= Exercise =
Each line from the top of the listing through the one holding "from matplotlib import pyplot as plt" should be restated word for word, with nothing added and no pictures.

= Recorded information =
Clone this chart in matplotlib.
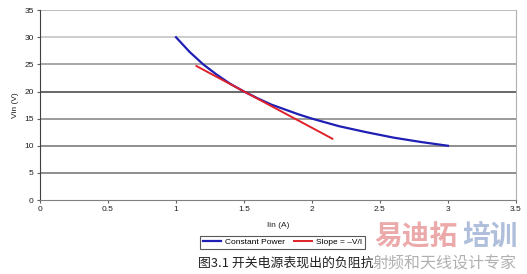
import matplotlib
matplotlib.use("Agg")
from matplotlib import pyplot as plt

# datos
iin_cp = [1.0, 1.1, 1.2, 1.3, 1.4, 1.5, 1.6, 1.7, 1.8, 1.9, 2.0, 2.2, 2.4, 2.6, 2.8, 3.0]
vin_cp = [30.0, 27.3, 25.0, 23.1, 21.4, 20.0, 18.75, 17.6, 16.7, 15.8, 15.0, 13.6, 12.5, 11.5, 10.7, 10.0]
iin_slope = [1.15, 2.15]
vin_slope = [24.7, 11.3]
x_ticks = [0, 0.5, 1, 1.5, 2, 2.5, 3, 3.5]
y_ticks = [0, 5, 10, 15, 20, 25, 30, 35]

plt.rcParams['font.family'] = ['Liberation Sans', 'DejaVu Sans']

fig = plt.figure(figsize=(5.27, 2.74), dpi=100)
ax = fig.add_axes([0.076, 0.270, 0.903, 0.693])

# lineas de cuadricula horizontales
grid_colors = {5: '#707070', 10: '#707070', 15: '#808080', 20: '#404040',
               25: '#909090', 30: '#c0c0c0', 35: '#a8a8a8'}
for yv in y_ticks[1:]:
    ax.axhline(yv, color=grid_colors[yv], lw=1.1, zorder=1)

l1, = ax.plot(iin_cp, vin_cp, color='#1f1fb4', lw=1.6, zorder=3, label='Constant Power')
l2, = ax.plot(iin_slope, vin_slope, color='#e0202a', lw=1.4, zorder=4, label='Slope = \u2013V/I')

ax.set_xlim(0, 3.5)
ax.set_ylim(0, 35)
ax.set_xticks(x_ticks)
ax.set_xticklabels([str(t) for t in x_ticks])
ax.set_yticks(y_ticks)
ax.tick_params(labelsize=6, length=2.5, width=0.8, color='#606060', pad=2, labelcolor='#202020')

ax.spines['top'].set_visible(False)
ax.spines['left'].set_color('#404040')
ax.spines['bottom'].set_color('#808080')
ax.spines['right'].set_color('#b0b0b0')

ax.set_xlabel('Iin (A)', fontsize=6, labelpad=6, color='#202020')
ax.set_ylabel('Vin (V)', fontsize=6, labelpad=4, color='#202020')

leg = fig.legend(handles=[l1, l2], loc='center', bbox_to_anchor=(0.536, 0.115), ncol=2,
                 fontsize=6, frameon=True, fancybox=False, edgecolor='#303030',
                 handlelength=2.2, columnspacing=1.0, borderpad=0.3, handletextpad=0.5)
leg.get_frame().set_linewidth(0.8)

# pie de figura y marca de agua
cjk = ['Noto Sans CJK SC', 'DejaVu Sans']
fig.text(0.376, 0.040, '图3.1 开关电源表现出的负阻抗', fontsize=9.3,
         family=cjk, color='#202020', va='center')
fig.text(0.710, 0.135, '易迪拓', fontsize=20, fontweight='bold', color='#e99a9a',
         family=cjk, va='center', alpha=0.85)
fig.text(0.877, 0.135, '培训', fontsize=20, fontweight='bold', color='#a6b8d8',
         family=cjk, va='center', alpha=0.9)
fig.text(0.706, 0.035, '射频和天线设计专家', fontsize=11.5, color='#a8a8a8',
         family=cjk, va='center', alpha=0.9)

fig.savefig('out.png', dpi=100)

= Solution below =
Clone this chart in matplotlib.
import matplotlib
matplotlib.use("Agg")
from matplotlib import pyplot as plt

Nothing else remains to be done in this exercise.